[Records from a dataset]
================

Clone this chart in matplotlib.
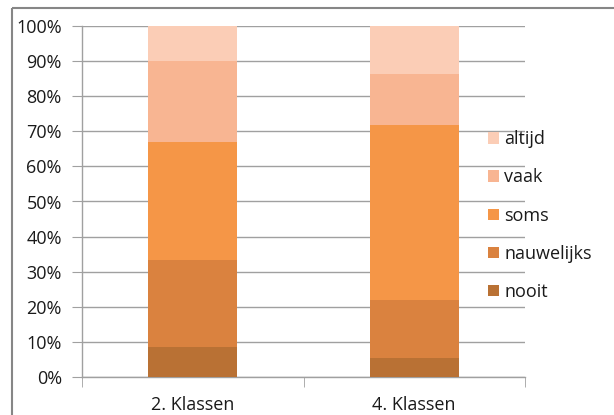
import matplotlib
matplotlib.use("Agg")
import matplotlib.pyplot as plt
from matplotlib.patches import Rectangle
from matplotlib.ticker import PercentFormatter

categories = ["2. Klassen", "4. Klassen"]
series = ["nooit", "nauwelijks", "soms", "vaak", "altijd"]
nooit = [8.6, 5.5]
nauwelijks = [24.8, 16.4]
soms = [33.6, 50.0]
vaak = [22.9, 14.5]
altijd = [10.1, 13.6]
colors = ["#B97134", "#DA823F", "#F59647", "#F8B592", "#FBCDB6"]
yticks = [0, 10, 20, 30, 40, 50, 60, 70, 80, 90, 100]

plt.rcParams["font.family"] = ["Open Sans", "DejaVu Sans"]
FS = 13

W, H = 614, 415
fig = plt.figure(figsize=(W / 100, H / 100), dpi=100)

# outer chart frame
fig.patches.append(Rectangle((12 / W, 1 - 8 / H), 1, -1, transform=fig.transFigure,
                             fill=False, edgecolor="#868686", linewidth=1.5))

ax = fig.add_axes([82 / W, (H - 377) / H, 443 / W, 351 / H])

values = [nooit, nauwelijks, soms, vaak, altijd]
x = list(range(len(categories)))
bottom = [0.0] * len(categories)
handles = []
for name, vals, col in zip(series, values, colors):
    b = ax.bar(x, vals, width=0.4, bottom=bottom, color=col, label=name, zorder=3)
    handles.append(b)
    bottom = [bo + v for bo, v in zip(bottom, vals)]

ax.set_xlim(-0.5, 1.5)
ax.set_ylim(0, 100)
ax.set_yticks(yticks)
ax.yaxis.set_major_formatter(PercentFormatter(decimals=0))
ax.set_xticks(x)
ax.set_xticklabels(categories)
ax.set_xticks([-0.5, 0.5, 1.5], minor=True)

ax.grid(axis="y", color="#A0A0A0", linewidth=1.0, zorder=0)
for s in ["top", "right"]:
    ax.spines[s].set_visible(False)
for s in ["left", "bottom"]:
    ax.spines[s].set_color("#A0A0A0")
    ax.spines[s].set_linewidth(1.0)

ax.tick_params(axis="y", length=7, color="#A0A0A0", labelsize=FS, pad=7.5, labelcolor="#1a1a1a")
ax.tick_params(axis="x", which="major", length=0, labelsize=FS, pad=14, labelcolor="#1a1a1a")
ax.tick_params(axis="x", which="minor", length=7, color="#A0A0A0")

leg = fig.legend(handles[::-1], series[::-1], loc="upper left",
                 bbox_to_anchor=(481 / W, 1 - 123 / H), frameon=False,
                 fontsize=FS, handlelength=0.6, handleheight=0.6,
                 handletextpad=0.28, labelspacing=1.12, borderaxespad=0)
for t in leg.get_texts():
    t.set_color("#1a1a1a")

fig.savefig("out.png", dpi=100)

================

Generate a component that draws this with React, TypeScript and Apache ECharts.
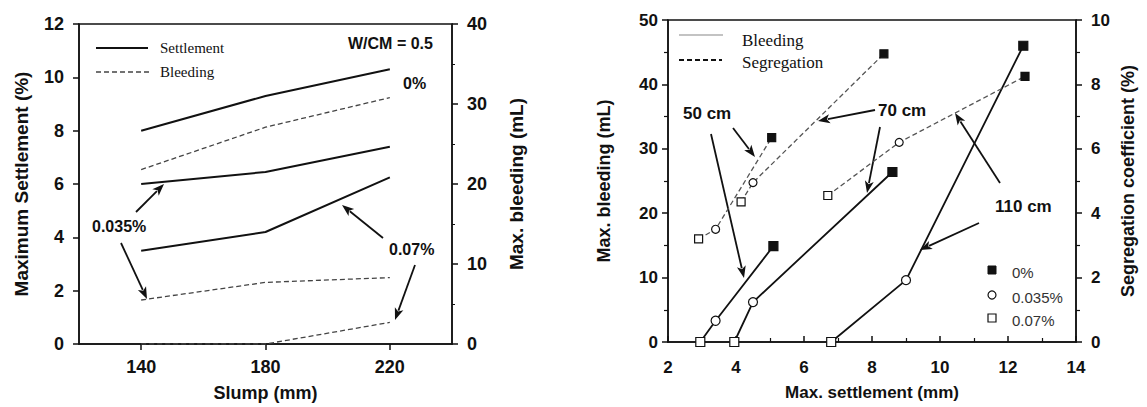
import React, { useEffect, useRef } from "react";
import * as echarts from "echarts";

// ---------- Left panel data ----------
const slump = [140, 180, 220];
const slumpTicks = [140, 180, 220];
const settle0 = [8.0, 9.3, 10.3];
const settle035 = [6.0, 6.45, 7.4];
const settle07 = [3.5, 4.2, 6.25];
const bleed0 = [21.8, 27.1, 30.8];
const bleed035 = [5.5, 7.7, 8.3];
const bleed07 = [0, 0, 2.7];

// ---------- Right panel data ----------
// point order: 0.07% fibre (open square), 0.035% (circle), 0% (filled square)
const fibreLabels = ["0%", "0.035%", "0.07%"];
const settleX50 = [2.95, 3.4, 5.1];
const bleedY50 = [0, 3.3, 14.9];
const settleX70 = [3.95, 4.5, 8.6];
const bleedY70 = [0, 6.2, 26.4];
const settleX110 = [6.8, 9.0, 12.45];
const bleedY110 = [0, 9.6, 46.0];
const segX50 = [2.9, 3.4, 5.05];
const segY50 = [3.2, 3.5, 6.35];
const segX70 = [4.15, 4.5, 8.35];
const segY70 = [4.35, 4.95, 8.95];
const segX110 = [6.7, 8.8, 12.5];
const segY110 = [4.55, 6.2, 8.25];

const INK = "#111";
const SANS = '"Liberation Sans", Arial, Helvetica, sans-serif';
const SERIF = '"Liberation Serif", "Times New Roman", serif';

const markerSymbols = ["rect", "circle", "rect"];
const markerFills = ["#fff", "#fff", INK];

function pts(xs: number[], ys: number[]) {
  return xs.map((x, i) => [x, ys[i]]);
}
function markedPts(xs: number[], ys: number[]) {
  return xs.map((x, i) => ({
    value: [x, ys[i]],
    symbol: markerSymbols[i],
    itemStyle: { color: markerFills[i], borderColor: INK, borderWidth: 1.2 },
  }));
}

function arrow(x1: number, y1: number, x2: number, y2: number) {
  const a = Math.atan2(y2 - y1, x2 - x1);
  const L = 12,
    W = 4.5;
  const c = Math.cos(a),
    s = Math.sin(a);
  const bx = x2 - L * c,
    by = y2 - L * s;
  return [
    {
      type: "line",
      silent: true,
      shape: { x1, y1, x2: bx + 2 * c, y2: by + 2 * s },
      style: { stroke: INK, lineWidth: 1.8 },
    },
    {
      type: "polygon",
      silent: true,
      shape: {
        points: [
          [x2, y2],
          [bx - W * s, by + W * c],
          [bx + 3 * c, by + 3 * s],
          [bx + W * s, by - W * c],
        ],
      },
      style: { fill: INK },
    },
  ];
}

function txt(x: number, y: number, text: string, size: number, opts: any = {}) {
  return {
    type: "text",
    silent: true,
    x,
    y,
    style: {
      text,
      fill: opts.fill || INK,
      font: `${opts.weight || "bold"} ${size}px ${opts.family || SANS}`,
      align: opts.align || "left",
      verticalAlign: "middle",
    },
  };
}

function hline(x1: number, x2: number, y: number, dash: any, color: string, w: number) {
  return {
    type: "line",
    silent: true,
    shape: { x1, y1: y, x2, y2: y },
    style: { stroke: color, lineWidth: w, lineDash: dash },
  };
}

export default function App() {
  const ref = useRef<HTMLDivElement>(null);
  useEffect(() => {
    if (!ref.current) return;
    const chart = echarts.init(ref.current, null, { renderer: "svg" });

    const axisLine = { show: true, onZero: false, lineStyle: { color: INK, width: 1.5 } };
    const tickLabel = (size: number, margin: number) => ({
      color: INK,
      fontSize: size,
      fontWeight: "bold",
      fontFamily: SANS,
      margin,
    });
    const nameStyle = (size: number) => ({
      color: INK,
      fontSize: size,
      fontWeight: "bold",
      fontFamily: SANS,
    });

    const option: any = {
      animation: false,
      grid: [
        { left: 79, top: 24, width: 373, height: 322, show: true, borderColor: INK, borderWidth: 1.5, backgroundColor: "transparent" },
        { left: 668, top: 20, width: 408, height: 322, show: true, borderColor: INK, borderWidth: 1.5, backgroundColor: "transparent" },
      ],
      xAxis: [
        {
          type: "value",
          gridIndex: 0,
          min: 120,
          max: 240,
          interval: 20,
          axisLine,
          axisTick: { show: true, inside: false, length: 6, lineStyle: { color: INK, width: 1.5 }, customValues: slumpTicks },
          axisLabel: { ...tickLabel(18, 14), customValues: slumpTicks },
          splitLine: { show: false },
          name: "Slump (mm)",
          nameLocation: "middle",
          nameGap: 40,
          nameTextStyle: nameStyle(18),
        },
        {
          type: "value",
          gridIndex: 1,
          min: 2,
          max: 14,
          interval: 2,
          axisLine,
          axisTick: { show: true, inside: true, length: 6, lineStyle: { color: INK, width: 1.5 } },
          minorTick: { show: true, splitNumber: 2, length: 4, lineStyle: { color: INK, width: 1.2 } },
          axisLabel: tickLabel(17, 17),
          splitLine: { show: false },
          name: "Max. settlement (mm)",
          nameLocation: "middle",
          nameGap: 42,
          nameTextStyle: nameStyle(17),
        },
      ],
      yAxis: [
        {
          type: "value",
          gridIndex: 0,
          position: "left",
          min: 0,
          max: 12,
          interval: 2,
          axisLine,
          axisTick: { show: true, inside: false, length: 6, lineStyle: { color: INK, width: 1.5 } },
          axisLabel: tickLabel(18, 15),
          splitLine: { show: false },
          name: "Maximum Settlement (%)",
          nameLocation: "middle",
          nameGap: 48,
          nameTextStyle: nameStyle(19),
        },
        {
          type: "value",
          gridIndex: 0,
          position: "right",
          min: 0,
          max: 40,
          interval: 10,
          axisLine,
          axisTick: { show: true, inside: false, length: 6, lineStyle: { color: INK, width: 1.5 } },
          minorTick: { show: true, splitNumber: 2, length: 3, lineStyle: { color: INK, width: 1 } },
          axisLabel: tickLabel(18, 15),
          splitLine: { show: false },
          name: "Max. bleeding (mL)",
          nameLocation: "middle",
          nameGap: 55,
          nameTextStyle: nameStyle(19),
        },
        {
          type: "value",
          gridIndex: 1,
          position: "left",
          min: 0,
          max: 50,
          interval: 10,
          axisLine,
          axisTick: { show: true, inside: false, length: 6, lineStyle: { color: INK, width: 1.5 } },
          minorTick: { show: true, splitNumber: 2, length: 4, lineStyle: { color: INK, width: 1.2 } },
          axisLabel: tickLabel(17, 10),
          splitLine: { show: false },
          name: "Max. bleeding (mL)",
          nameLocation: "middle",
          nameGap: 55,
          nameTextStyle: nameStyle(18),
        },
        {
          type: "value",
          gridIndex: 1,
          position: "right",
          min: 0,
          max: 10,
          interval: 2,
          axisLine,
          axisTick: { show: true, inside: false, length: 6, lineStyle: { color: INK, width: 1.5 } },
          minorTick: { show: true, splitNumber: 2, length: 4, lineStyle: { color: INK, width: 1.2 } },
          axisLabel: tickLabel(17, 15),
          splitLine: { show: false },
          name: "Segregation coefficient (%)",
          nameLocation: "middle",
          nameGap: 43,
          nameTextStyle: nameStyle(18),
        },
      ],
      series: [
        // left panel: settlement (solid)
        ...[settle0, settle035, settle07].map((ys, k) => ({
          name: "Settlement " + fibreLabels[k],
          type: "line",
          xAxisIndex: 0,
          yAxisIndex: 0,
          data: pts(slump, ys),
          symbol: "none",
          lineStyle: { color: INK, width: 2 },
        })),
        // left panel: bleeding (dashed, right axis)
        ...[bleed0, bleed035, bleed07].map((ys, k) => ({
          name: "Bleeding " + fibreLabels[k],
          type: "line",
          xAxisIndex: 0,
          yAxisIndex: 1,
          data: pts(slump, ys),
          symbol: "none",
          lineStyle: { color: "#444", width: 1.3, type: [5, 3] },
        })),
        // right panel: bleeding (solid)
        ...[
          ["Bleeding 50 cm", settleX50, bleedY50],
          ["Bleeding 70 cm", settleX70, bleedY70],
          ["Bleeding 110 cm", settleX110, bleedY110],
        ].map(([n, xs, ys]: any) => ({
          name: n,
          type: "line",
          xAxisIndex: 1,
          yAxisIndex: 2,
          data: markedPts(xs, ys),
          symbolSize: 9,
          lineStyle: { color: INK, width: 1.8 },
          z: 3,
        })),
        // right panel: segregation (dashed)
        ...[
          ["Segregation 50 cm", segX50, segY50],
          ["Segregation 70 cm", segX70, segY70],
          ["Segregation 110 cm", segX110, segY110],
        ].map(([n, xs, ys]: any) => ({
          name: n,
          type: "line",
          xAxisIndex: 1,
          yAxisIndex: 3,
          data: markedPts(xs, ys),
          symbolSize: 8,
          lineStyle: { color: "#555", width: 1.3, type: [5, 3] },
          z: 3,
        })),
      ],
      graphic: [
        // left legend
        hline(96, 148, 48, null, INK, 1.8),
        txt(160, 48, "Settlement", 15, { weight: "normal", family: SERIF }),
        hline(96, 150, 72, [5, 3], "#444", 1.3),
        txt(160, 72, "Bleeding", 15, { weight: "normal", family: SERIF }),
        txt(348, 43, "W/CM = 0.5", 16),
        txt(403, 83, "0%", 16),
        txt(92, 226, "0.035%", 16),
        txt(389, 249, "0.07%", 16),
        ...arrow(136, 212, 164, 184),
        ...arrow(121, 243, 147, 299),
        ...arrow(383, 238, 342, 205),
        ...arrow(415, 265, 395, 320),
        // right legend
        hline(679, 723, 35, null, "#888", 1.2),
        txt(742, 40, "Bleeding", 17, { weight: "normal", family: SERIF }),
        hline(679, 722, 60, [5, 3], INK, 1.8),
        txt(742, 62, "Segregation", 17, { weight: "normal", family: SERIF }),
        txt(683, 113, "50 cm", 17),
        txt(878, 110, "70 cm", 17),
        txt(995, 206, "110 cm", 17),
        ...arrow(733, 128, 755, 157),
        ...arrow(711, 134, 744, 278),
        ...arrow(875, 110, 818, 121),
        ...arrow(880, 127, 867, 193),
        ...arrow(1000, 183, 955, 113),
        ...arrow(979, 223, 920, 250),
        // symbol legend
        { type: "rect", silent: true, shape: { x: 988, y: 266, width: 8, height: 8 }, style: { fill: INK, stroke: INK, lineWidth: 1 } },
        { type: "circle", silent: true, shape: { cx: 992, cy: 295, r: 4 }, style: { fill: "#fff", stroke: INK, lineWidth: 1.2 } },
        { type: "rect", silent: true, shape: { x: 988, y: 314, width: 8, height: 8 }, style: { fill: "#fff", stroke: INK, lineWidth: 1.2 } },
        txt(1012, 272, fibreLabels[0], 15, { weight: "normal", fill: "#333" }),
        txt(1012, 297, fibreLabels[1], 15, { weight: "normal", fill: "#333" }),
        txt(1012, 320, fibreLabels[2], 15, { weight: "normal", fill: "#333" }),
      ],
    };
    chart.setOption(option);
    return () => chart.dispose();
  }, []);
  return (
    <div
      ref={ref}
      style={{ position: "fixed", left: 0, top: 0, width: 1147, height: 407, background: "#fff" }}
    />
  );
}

================

SET EXERCISE: Write out word for word the lines above that run from the one with "Clone this chart in matplotlib." to the one with "fig = plt.figure(figsize=(W". Include both end lines; exclude the images.

CORRECT ANSWER:
Clone this chart in matplotlib.
import matplotlib
matplotlib.use("Agg")
import matplotlib.pyplot as plt
from matplotlib.patches import Rectangle
from matplotlib.ticker import PercentFormatter

categories = ["2. Klassen", "4. Klassen"]
series = ["nooit", "nauwelijks", "soms", "vaak", "altijd"]
nooit = [8.6, 5.5]
nauwelijks = [24.8, 16.4]
soms = [33.6, 50.0]
vaak = [22.9, 14.5]
altijd = [10.1, 13.6]
colors = ["#B97134", "#DA823F", "#F59647", "#F8B592", "#FBCDB6"]
yticks = [0, 10, 20, 30, 40, 50, 60, 70, 80, 90, 100]

plt.rcParams["font.family"] = ["Open Sans", "DejaVu Sans"]
FS = 13

W, H = 614, 415
fig = plt.figure(figsize=(W / 100, H / 100), dpi=100)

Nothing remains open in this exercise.